Bild: Gedenken an Süleyman Tașköprü im November 2012
Hamburg taz | In einem Monat ist es 20 Jahre her: Die NSU-Mitglieder Uwe
Mundlos und Uwe Böhnhardt ermordeten Süleyman Taşköprü im Obst- und
Gemüseladen seines Vater mit Kopfschüssen. Der 31-Jährige starb in den
Armen seines Vaters, der kurz nach dem Attentat in den Laden an der
Schützenstraße kam.
Knapp zwanzig Jahre später liegt der digitalen Landesmitgliederversammlung
der Hamburger Grünen nun ein Antrag vor, der einen parlamentarischen
Untersuchungsausschuss fordert.

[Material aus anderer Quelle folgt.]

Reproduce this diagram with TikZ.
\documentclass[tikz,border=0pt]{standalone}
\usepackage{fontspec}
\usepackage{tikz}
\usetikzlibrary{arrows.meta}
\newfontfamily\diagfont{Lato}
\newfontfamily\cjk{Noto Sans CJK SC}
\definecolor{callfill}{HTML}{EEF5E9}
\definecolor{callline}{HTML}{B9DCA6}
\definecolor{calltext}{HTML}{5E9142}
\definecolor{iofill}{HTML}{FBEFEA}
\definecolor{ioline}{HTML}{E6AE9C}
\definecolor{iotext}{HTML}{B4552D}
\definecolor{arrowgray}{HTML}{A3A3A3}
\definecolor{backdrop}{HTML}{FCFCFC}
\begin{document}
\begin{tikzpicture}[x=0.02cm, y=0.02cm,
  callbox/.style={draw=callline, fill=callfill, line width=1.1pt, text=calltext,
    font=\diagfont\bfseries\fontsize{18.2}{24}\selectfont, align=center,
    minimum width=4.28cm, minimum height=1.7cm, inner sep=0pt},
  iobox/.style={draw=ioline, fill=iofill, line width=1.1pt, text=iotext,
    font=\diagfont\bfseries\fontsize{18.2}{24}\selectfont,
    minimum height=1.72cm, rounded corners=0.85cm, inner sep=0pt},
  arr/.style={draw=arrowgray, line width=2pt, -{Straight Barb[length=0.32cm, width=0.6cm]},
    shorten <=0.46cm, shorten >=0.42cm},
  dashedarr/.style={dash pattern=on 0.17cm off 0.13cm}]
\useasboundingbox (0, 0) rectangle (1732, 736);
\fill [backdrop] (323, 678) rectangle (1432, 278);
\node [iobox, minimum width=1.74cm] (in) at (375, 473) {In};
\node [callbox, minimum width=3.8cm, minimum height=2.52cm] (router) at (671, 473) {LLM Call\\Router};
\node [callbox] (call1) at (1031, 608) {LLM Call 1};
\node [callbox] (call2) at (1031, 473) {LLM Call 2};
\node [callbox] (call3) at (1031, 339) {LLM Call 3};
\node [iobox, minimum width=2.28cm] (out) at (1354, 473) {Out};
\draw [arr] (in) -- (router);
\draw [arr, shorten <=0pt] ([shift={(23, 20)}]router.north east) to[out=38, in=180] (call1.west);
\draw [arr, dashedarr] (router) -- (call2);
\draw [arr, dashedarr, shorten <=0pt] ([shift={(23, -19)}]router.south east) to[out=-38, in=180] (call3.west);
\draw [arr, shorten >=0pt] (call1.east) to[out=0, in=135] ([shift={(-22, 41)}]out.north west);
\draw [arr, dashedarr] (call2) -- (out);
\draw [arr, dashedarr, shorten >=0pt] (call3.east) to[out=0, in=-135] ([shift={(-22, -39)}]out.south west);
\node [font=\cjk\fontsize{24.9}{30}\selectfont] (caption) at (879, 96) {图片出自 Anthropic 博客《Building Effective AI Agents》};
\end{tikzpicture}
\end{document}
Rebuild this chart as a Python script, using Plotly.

Die Antragsteller:innen versprechen
sich davon ein „politisches Instrument, das Zeugenvorladungen,
Zeugenaussagen unter Eid und Einsicht in nicht öffentliche Akten
ermöglicht“, so die Begründung.
Auf der Landesmitgliederversammlung am Wochenende wollen die Grünen
eigentlich vor allem ihre Bundestagskandidat:innen küren. Der Antrag
unter der laufenden Nummer 114 dürfte aber noch ganz anderes
Konflikpotenzial haben: „Antifaschismus heißt konsequente Aufklärung,
Offenlegung von rechtsextremen Strukturen und strukturellem Rassismus“.
Ein Änderungsantrag liegt bereits vor, der die Forderung umformuliert sehen
möchte. Mareike Engels und Sina Aylin Demirhan begründen ihre Ablehnung
damit, das „ein parlamentarischer Untersuchungsausschuss (…) leider
wiederholt keine politischen Mehrheit gefunden“ habe. Die
Bürgerschaftsabgeordneten der Grünen fordern stattdessen, dass die
Landesmitgliederversammlung die eigene Bürgerschaftsfraktion damit
beauftrage, eine „geeignete parlamentarische Aufklärung und
Untersuchungsarbeit“ einzusetzen. Der Änderungsantrag suggeriert, dass die
Aufklärung an den anderen Fraktionen im Rathaus gescheitert wäre.
Allerdings wurde im Parlament bereits 2014 ein 87 Seiten dicker
Selbstaufklärungsbericht von Polizei und Verfassungsschutz verhandelt. Auf
dieses Papier bezieht sich auch die Forderung eines
Untersuchungsausschusses, wie sie etwa Madeleine Cwiertian von der Grünen
Jugend, Bianca Blomenkamp von den Harburger Grünen oder Cristina
Schwarzwald aus Eimsbüttel unterzeichnet haben. Gerade die Lücken in der
bereits erfolgten Aufklärungsarbeit seien ein Beleg dafür, dass nur ein
parlamentarischer Untersuchungsausschuss mehr erreichen könne. Sie weisen
auch darauf hin, dass Hamburg das einzige Bundesland ist, „in dem es einen
NSU-Mord, aber keinen NSU-Untersuchungsausschuss gab“.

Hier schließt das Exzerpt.